Count every line of these entries that holds the word "code", and reply with the number only.

RECORD EXTRACTS:
==================================================
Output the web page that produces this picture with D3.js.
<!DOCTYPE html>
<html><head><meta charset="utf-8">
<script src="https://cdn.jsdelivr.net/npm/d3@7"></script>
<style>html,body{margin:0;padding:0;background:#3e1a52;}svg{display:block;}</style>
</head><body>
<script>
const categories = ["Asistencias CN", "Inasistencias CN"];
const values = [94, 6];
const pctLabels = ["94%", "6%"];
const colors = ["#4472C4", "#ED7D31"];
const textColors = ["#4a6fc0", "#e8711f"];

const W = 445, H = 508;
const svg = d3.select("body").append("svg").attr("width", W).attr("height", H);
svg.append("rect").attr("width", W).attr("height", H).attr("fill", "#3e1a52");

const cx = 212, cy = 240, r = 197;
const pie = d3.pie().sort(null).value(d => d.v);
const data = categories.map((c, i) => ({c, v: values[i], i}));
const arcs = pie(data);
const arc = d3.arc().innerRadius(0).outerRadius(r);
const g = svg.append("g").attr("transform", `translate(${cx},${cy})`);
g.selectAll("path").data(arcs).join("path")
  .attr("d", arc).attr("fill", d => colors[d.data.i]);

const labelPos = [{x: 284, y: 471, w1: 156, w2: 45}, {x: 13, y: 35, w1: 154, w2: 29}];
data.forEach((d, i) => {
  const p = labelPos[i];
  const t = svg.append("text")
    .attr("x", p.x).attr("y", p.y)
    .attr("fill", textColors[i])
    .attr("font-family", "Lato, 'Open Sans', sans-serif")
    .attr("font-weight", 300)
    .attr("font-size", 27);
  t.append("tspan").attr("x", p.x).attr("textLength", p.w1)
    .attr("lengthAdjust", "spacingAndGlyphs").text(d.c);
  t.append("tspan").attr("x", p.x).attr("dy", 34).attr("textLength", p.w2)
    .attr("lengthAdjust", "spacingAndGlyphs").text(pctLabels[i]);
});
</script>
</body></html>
==================================================
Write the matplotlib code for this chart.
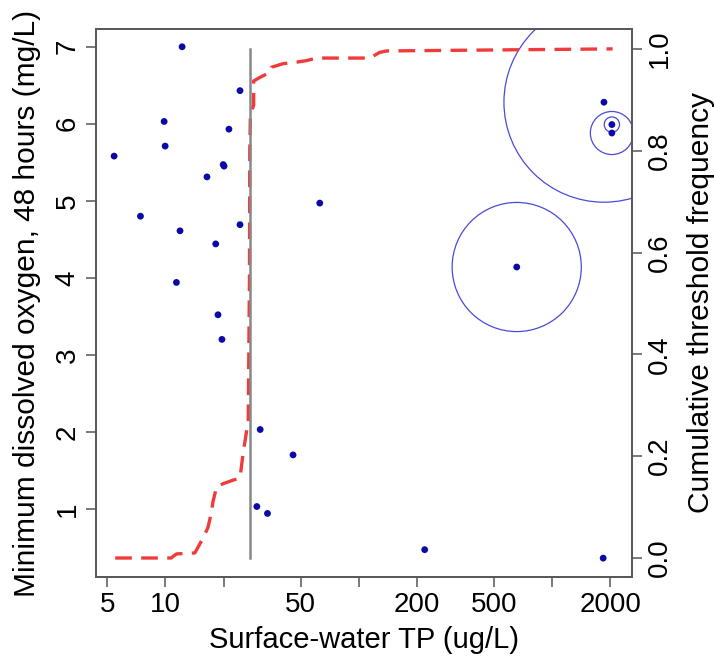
==================================================
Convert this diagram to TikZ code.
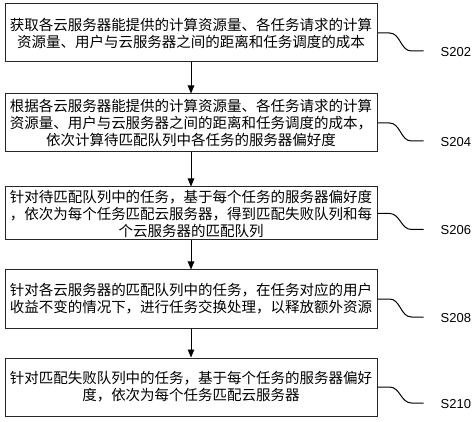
==================================================
EXPECTED ANSWER: 2